**PROBLEM DESCRIPTION:** Starting at the line that contains "Rebuild this chart as a Python script, using matplotlib." and stopping at the line that contains "-0.2545, -0.2527, -0.2512]", return those lines exactly and nothing else. Both end lines count; pictures do not.

>> begin

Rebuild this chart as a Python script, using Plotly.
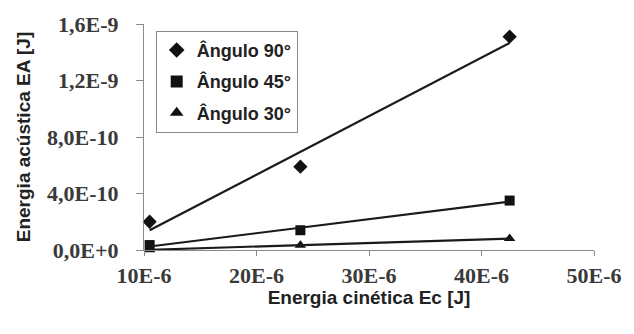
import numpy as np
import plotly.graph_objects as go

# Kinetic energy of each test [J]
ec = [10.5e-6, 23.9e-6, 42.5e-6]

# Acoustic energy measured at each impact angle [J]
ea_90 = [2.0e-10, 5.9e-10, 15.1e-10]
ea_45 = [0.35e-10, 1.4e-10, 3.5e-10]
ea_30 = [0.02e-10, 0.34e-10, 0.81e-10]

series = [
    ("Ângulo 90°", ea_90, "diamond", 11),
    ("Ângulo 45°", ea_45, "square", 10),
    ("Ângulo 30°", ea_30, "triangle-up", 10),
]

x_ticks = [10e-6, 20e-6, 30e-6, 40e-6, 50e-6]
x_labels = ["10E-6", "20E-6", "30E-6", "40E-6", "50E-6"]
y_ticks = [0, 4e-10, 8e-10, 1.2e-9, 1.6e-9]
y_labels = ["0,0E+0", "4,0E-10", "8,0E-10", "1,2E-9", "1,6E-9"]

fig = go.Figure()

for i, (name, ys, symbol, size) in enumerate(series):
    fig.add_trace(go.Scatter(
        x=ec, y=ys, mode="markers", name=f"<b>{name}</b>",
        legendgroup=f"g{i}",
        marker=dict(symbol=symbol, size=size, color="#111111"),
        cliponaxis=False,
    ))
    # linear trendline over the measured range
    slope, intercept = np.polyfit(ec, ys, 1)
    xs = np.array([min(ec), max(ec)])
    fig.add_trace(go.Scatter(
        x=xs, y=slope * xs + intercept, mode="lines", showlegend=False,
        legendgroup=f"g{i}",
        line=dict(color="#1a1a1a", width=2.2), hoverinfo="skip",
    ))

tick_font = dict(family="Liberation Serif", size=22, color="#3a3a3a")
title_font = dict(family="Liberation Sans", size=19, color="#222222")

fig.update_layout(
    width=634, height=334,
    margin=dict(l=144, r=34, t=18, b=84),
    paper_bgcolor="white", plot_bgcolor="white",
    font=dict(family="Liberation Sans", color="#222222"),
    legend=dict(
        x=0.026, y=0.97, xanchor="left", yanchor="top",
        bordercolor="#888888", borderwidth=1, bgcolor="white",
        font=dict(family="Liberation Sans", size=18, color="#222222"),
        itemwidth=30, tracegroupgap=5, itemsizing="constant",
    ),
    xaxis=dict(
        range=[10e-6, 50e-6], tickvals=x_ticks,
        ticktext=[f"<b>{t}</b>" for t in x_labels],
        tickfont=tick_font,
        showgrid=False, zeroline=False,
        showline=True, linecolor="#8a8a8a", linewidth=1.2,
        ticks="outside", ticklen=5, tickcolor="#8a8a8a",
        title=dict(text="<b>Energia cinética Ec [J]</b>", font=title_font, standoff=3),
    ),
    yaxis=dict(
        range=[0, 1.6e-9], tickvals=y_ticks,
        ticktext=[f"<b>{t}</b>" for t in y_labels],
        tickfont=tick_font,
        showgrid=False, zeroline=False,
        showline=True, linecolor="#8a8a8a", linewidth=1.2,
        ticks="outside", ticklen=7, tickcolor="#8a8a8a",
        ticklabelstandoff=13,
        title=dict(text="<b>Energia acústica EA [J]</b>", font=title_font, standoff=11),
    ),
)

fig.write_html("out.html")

>> end
>> begin

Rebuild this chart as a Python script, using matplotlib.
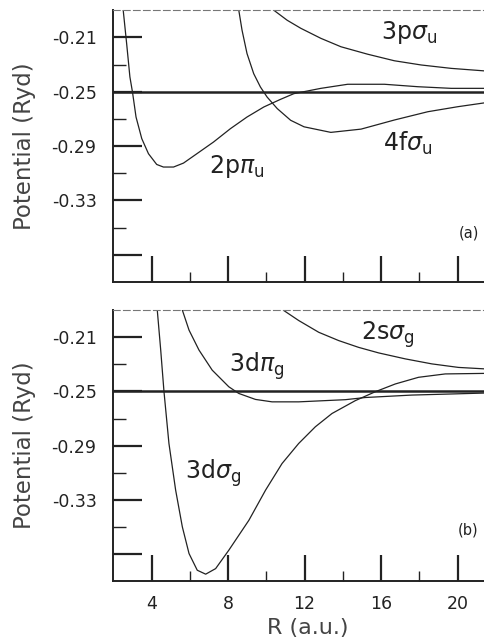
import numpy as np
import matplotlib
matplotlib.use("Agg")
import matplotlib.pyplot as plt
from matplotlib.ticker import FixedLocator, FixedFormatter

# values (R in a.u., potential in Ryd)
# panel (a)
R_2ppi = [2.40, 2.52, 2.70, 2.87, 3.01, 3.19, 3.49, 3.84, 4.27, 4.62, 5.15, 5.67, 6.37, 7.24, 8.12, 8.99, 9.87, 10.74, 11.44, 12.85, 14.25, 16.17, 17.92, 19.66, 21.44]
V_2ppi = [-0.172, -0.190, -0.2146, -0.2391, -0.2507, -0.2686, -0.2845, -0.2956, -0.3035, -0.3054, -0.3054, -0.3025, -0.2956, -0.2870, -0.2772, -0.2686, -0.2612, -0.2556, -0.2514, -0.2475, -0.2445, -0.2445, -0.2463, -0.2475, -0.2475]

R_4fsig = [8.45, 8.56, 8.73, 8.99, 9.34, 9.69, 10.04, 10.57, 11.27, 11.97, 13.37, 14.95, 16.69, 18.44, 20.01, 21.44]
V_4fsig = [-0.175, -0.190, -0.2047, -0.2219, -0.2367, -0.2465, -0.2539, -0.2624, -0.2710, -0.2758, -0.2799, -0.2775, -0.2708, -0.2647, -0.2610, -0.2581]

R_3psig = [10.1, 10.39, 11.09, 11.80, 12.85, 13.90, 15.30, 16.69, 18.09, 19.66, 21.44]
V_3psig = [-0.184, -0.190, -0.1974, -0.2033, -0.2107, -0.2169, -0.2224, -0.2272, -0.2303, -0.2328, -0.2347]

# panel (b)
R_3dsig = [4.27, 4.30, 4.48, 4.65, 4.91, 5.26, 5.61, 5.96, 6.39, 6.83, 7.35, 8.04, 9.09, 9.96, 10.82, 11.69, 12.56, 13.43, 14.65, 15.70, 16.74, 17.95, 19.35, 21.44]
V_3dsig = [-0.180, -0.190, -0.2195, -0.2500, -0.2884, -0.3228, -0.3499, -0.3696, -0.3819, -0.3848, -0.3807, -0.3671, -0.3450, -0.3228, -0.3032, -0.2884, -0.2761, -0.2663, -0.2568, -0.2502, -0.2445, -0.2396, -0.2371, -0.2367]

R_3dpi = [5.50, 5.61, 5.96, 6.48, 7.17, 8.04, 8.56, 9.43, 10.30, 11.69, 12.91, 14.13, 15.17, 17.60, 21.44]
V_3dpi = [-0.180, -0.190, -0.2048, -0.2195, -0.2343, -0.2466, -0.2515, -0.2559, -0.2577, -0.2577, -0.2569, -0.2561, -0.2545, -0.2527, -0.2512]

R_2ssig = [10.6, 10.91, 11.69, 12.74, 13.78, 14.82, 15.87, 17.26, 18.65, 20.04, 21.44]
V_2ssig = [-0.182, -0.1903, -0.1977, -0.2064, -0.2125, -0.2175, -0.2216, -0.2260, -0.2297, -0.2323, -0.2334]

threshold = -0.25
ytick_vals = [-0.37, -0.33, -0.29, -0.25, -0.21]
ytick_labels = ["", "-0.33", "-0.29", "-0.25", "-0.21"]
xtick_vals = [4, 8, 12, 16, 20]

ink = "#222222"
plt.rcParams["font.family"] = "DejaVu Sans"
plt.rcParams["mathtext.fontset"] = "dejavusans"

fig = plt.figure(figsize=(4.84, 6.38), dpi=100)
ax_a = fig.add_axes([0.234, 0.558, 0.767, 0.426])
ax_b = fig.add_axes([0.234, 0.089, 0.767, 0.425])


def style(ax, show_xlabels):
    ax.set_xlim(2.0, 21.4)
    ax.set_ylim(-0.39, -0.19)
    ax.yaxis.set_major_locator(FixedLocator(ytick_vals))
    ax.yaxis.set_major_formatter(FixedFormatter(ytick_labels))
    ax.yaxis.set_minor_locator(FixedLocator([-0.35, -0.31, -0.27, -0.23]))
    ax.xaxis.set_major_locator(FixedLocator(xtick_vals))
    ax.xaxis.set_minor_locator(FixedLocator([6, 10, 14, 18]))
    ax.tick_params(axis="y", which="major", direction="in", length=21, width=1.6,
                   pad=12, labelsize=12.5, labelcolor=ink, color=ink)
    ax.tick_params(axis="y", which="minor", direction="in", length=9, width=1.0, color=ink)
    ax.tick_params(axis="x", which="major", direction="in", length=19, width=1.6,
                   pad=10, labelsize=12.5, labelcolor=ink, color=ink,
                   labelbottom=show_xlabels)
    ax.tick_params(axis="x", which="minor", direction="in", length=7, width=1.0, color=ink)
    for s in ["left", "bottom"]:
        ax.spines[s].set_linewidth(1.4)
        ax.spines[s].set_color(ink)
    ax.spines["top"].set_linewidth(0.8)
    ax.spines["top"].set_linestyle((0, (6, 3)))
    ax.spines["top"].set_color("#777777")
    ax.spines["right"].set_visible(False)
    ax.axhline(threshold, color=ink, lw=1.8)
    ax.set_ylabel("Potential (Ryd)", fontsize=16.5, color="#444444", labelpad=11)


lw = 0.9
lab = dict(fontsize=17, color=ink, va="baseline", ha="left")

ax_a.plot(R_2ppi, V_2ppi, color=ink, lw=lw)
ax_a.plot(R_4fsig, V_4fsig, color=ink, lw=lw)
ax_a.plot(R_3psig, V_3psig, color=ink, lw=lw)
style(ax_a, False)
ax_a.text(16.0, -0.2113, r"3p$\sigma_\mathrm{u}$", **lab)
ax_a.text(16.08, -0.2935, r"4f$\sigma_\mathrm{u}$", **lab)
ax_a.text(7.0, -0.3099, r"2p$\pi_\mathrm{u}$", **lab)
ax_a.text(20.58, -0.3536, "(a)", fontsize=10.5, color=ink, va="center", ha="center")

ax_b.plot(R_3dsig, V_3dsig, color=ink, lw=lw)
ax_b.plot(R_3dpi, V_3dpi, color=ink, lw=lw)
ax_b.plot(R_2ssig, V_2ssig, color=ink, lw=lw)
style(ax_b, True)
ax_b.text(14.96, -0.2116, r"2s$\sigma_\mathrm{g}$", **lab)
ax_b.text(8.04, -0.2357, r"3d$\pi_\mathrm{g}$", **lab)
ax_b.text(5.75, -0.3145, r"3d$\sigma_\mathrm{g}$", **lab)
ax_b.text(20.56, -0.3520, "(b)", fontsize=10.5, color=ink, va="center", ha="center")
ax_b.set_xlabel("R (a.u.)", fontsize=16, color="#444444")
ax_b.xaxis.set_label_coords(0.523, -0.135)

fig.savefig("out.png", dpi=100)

>> end

**CORRECT RESPONSE:**
Rebuild this chart as a Python script, using matplotlib.
import numpy as np
import matplotlib
matplotlib.use("Agg")
import matplotlib.pyplot as plt
from matplotlib.ticker import FixedLocator, FixedFormatter

# values (R in a.u., potential in Ryd)
# panel (a)
R_2ppi = [2.40, 2.52, 2.70, 2.87, 3.01, 3.19, 3.49, 3.84, 4.27, 4.62, 5.15, 5.67, 6.37, 7.24, 8.12, 8.99, 9.87, 10.74, 11.44, 12.85, 14.25, 16.17, 17.92, 19.66, 21.44]
V_2ppi = [-0.172, -0.190, -0.2146, -0.2391, -0.2507, -0.2686, -0.2845, -0.2956, -0.3035, -0.3054, -0.3054, -0.3025, -0.2956, -0.2870, -0.2772, -0.2686, -0.2612, -0.2556, -0.2514, -0.2475, -0.2445, -0.2445, -0.2463, -0.2475, -0.2475]

R_4fsig = [8.45, 8.56, 8.73, 8.99, 9.34, 9.69, 10.04, 10.57, 11.27, 11.97, 13.37, 14.95, 16.69, 18.44, 20.01, 21.44]
V_4fsig = [-0.175, -0.190, -0.2047, -0.2219, -0.2367, -0.2465, -0.2539, -0.2624, -0.2710, -0.2758, -0.2799, -0.2775, -0.2708, -0.2647, -0.2610, -0.2581]

R_3psig = [10.1, 10.39, 11.09, 11.80, 12.85, 13.90, 15.30, 16.69, 18.09, 19.66, 21.44]
V_3psig = [-0.184, -0.190, -0.1974, -0.2033, -0.2107, -0.2169, -0.2224, -0.2272, -0.2303, -0.2328, -0.2347]

# panel (b)
R_3dsig = [4.27, 4.30, 4.48, 4.65, 4.91, 5.26, 5.61, 5.96, 6.39, 6.83, 7.35, 8.04, 9.09, 9.96, 10.82, 11.69, 12.56, 13.43, 14.65, 15.70, 16.74, 17.95, 19.35, 21.44]
V_3dsig = [-0.180, -0.190, -0.2195, -0.2500, -0.2884, -0.3228, -0.3499, -0.3696, -0.3819, -0.3848, -0.3807, -0.3671, -0.3450, -0.3228, -0.3032, -0.2884, -0.2761, -0.2663, -0.2568, -0.2502, -0.2445, -0.2396, -0.2371, -0.2367]

R_3dpi = [5.50, 5.61, 5.96, 6.48, 7.17, 8.04, 8.56, 9.43, 10.30, 11.69, 12.91, 14.13, 15.17, 17.60, 21.44]
V_3dpi = [-0.180, -0.190, -0.2048, -0.2195, -0.2343, -0.2466, -0.2515, -0.2559, -0.2577, -0.2577, -0.2569, -0.2561, -0.2545, -0.2527, -0.2512]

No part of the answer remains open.